▶ **Exercise aim**
Copy every line from the data below in which the string "matplotlib" can be found.

— Start of Supplied information —

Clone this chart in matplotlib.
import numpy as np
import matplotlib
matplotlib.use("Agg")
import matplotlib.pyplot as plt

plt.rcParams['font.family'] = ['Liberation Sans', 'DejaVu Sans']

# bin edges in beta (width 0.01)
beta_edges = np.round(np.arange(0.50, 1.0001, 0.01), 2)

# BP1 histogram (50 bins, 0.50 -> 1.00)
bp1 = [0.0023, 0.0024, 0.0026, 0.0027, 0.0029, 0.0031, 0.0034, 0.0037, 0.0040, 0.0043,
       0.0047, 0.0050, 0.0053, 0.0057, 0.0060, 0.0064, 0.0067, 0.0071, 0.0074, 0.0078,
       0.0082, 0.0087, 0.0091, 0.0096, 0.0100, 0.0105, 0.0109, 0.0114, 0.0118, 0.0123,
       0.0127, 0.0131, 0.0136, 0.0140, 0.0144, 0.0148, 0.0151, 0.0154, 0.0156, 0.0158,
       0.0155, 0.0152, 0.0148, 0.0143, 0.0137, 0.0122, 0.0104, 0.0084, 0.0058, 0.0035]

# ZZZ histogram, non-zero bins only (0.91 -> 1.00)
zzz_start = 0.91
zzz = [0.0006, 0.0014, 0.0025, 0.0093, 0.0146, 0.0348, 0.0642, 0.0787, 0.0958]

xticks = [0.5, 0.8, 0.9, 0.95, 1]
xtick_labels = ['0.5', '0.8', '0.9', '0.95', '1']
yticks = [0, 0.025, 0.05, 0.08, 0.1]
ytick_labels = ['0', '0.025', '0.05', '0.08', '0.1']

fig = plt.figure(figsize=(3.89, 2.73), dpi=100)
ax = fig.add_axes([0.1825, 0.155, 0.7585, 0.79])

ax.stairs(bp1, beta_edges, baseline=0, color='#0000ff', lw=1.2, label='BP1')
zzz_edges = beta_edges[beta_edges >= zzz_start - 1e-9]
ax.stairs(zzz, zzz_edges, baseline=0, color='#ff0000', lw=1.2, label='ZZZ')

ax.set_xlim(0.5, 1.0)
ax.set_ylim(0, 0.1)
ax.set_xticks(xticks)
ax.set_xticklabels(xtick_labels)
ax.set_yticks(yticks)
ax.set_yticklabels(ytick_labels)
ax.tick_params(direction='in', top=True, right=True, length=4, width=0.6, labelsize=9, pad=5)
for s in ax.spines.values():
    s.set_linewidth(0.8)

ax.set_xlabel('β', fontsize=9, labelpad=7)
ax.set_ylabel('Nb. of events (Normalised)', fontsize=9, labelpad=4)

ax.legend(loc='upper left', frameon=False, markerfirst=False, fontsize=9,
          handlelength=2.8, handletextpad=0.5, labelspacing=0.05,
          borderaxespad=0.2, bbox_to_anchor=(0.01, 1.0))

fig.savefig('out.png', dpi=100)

— End of Supplied information —

▶ **Task solution**
Clone this chart in matplotlib.
import matplotlib
matplotlib.use("Agg")
import matplotlib.pyplot as plt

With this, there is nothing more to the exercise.